_JOB_.
Your task is to print, exactly and only, the lines from the start of the entries below through the line with "import pandas as pd". Include both ends, but skip the pictures.
>> Begin PROVIDED INFORMATION
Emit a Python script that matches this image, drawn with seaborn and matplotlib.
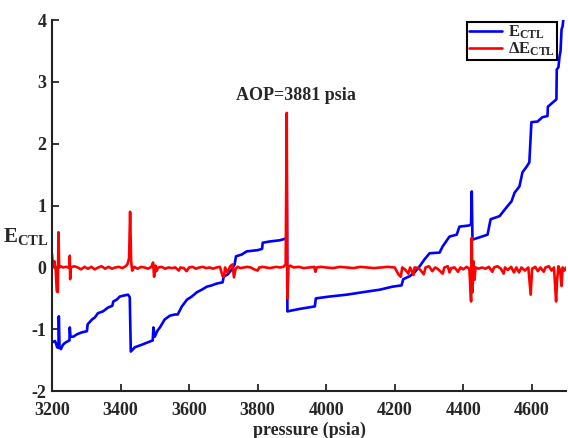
import matplotlib
matplotlib.use("Agg")
import matplotlib.pyplot as plt
import seaborn as sns
import pandas as pd

# ---- data ----
e_pressure = [3200, 3209, 3213, 3215, 3219, 3220, 3222, 3226, 3232, 3238, 3244, 3251, 3252, 3254,
              3262, 3273, 3287, 3302, 3304, 3317, 3325, 3334, 3349, 3363, 3376, 3379, 3389, 3398,
              3413, 3422, 3427, 3430, 3442, 3462, 3480, 3494, 3496, 3500, 3508, 3515, 3529, 3544,
              3559, 3567, 3579, 3594, 3608, 3623, 3637, 3652, 3666, 3681, 3698, 3701, 3713, 3725,
              3733, 3737, 3754, 3768, 3800, 3813, 3815, 3835, 3865, 3884, 3885, 3887, 3923, 3967,
              3970, 4010, 4060, 4107, 4156, 4194, 4220, 4225, 4244, 4258, 4273, 4287, 4302, 4331,
              4340, 4360, 4381, 4389, 4418, 4423, 4425, 4427, 4471, 4480, 4506, 4529, 4541, 4550,
              4564, 4573, 4585, 4593, 4599, 4617, 4631, 4646, 4647, 4672, 4673, 4678, 4681, 4684,
              4687, 4690, 4693]
e_ctl = [-1.21, -1.19, -1.25, -1.29, -1.30, -0.79, -1.29, -1.32, -1.25, -1.22, -1.20, -1.18, -0.97, -1.12,
         -1.12, -1.08, -1.05, -1.03, -0.92, -0.84, -0.81, -0.74, -0.71, -0.65, -0.62, -0.55, -0.52, -0.47,
         -0.45, -0.44, -0.48, -1.36, -1.29, -1.25, -1.21, -1.18, -0.97, -1.12, -1.02, -0.97, -0.84, -0.78,
         -0.76, -0.76, -0.63, -0.52, -0.47, -0.40, -0.36, -0.31, -0.29, -0.26, -0.24, -0.15, -0.11, -0.03,
         0.05, 0.18, 0.21, 0.26, 0.28, 0.30, 0.40, 0.42, 0.44, 0.47, 1.53, -0.71, -0.67, -0.63,
         -0.50, -0.47, -0.44, -0.40, -0.36, -0.31, -0.29, -0.19, -0.14, -0.08, 0.02, 0.13, 0.23, 0.24,
         0.34, 0.50, 0.53, 0.66, 0.68, 0.70, 1.23, 0.45, 0.53, 0.78, 0.83, 0.99, 1.07, 1.21,
         1.31, 1.54, 1.63, 1.70, 2.35, 2.36, 2.43, 2.45, 2.60, 2.72, 3.20, 3.24, 3.41, 3.50,
         3.85, 3.90, 4.05]

d_pressure = [3200, 3203, 3207, 3211, 3214, 3217, 3219, 3221, 3226, 3232, 3240, 3250, 3252, 3253,
              3255, 3265, 3275, 3285, 3295, 3305, 3315, 3325, 3335, 3345, 3355, 3365, 3375, 3385,
              3395, 3405, 3415, 3420, 3425, 3428, 3431, 3434, 3440, 3450, 3460, 3470, 3480, 3490,
              3495, 3498, 3502, 3505, 3510, 3520, 3530, 3540, 3550, 3560, 3570, 3575, 3585, 3593,
              3600, 3610, 3620, 3630, 3640, 3650, 3660, 3670, 3680, 3690, 3698, 3702, 3705, 3712,
              3720, 3727, 3731, 3736, 3742, 3750, 3760, 3770, 3780, 3790, 3800, 3805, 3815, 3825,
              3835, 3845, 3855, 3865, 3875, 3882, 3885, 3887, 3890, 3895, 3905, 3920, 3935, 3950,
              3965, 3969, 3972, 3985, 4000, 4020, 4040, 4060, 4080, 4100, 4120, 4140, 4160, 4180,
              4200, 4212, 4218, 4222, 4230, 4240, 4245, 4255, 4258, 4270, 4285, 4290, 4300, 4310,
              4318, 4325, 4340, 4345, 4355, 4360, 4365, 4375, 4385, 4392, 4400, 4410, 4418, 4423,
              4425, 4427, 4430, 4433, 4436, 4445, 4455, 4465, 4475, 4485, 4490, 4500, 4510, 4518,
              4522, 4530, 4540, 4548, 4555, 4563, 4570, 4580, 4590, 4597, 4601, 4610, 4618, 4625,
              4635, 4640, 4650, 4658, 4665, 4671, 4674, 4678, 4683, 4687, 4690, 4695, 4700]
d_ctl = [0.22, 0.00, 0.10, -0.05, -0.38, -0.40, 0.57, 0.00, 0.02, 0.00, 0.01, 0.00, 0.19, -0.19,
         0.00, 0.02, 0.00, -0.03, 0.01, -0.02, 0.01, -0.03, 0.00, 0.02, -0.02, 0.01, -0.02, 0.00,
         0.01, -0.01, 0.02, 0.05, 0.15, 0.90, 0.10, -0.05, 0.01, -0.02, 0.01, 0.00, -0.02, 0.01,
         0.08, -0.15, 0.03, -0.06, 0.00, 0.01, -0.02, 0.00, -0.01, 0.00, -0.05, 0.00, -0.01, -0.06,
         0.00, 0.01, -0.02, 0.00, 0.01, -0.01, 0.00, -0.02, 0.00, 0.01, -0.14, -0.15, 0.00, -0.08,
         0.02, 0.05, -0.16, -0.02, 0.01, -0.01, 0.00, 0.01, 0.00, -0.03, -0.05, 0.00, 0.01, 0.00,
         -0.01, 0.00, 0.01, 0.00, 0.01, 0.05, 2.50, -0.50, 0.00, 0.03, 0.00, 0.01, -0.01, 0.00,
         0.01, -0.07, 0.00, 0.01, 0.00, -0.01, 0.01, 0.00, -0.01, 0.01, 0.00, -0.01, 0.00, 0.01,
         0.00, -0.12, -0.15, 0.00, -0.03, -0.10, 0.00, -0.12, 0.00, -0.01, -0.11, 0.00, 0.02, -0.06,
         0.00, -0.02, -0.10, 0.00, 0.02, -0.08, -0.01, 0.00, -0.07, 0.00, -0.03, 0.01, -0.02, -0.55,
         0.48, -0.40, 0.10, -0.20, 0.00, -0.02, 0.00, -0.02, 0.01, -0.07, 0.00, 0.02, -0.02, -0.10,
         0.00, -0.04, 0.01, -0.08, 0.00, -0.08, 0.00, -0.05, 0.00, -0.44, -0.02, 0.01, -0.06, 0.00,
         -0.07, 0.00, 0.02, -0.05, 0.00, -0.55, -0.20, 0.02, -0.05, -0.30, 0.00, -0.05, 0.00]

x_ticks = [3200, 3400, 3600, 3800, 4000, 4200, 4400, 4600]
y_ticks = [-2, -1, 0, 1, 2, 3, 4]
label_e = r'$\mathbf{E}_{\mathbf{CTL}}$'
label_d = r'$\mathbf{\Delta E}_{\mathbf{CTL}}$'
annotation = "AOP=3881 psia"

# ---- styling ----
sns.set_style("ticks")
plt.rcParams['font.family'] = ['Liberation Serif', 'DejaVu Serif']
plt.rcParams['font.weight'] = 'bold'
plt.rcParams['axes.unicode_minus'] = False
plt.rcParams['mathtext.fontset'] = 'custom'
plt.rcParams['mathtext.rm'] = 'Liberation Serif:bold'
plt.rcParams['mathtext.bf'] = 'Liberation Serif:bold'
plt.rcParams['mathtext.it'] = 'Liberation Serif:bold'

df_e = pd.DataFrame({"pressure": e_pressure, "value": e_ctl})
df_d = pd.DataFrame({"pressure": d_pressure, "value": d_ctl})

fig = plt.figure(figsize=(5.68, 4.38), dpi=100)
ax = fig.add_axes([0.0915, 0.107, 0.905, 0.847])

sns.lineplot(data=df_e, x="pressure", y="value", ax=ax, color="#0000FF", lw=1.9,
             estimator=None, sort=False, label=label_e)
sns.lineplot(data=df_d, x="pressure", y="value", ax=ax, color="#FF0000", lw=1.9,
             estimator=None, sort=False, label=label_d)

ax.set_xlim(3200, 4700)
ax.set_ylim(-2, 4)
ax.set_xticks(x_ticks)
ax.set_yticks(y_ticks)
ax.tick_params(direction='in', length=5, width=1.3, labelsize=13)
ax.tick_params(axis='x', pad=8)
ax.tick_params(axis='y', pad=4)
for lab in ax.get_xticklabels() + ax.get_yticklabels():
    lab.set_fontweight('bold')

for s in ['top', 'right']:
    ax.spines[s].set_visible(False)
for s in ['left', 'bottom']:
    ax.spines[s].set_linewidth(1.5)
    ax.spines[s].set_color('#222222')

ax.set_xlabel("pressure (psia)", fontsize=13, fontweight='bold', labelpad=2)
ax.set_ylabel(r'$\mathbf{E}_{\mathbf{CTL}}$', fontsize=15, rotation=0, va='center', ha='center')
ax.yaxis.set_label_coords(-0.05, (0.5 + 2) / 6)

ax.text(3911, 2.78, annotation, fontsize=13, fontweight='bold', ha='center', va='center')

leg = ax.legend(loc='upper right', bbox_to_anchor=(0.985, 1.0), fontsize=12, frameon=True,
                fancybox=False, edgecolor='black', framealpha=1, handlelength=2.0,
                borderpad=0.1, labelspacing=0.0, handletextpad=0.35, borderaxespad=0.1)
leg.get_frame().set_linewidth(1.5)

fig.savefig("out.png", dpi=100)
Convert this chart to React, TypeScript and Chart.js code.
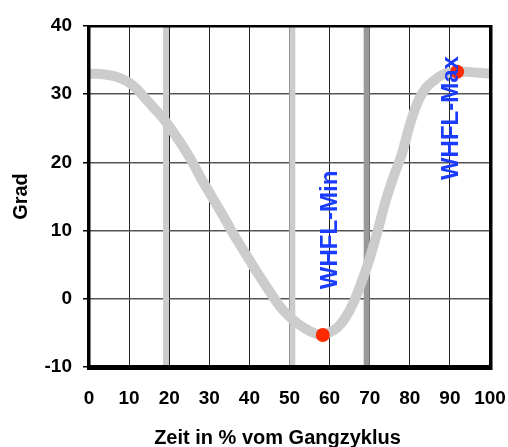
>> End PROVIDED INFORMATION
_EXERCISE RESULT_.
Emit a Python script that matches this image, drawn with seaborn and matplotlib.
import matplotlib
matplotlib.use("Agg")
import matplotlib.pyplot as plt
import seaborn as sns
import pandas as pd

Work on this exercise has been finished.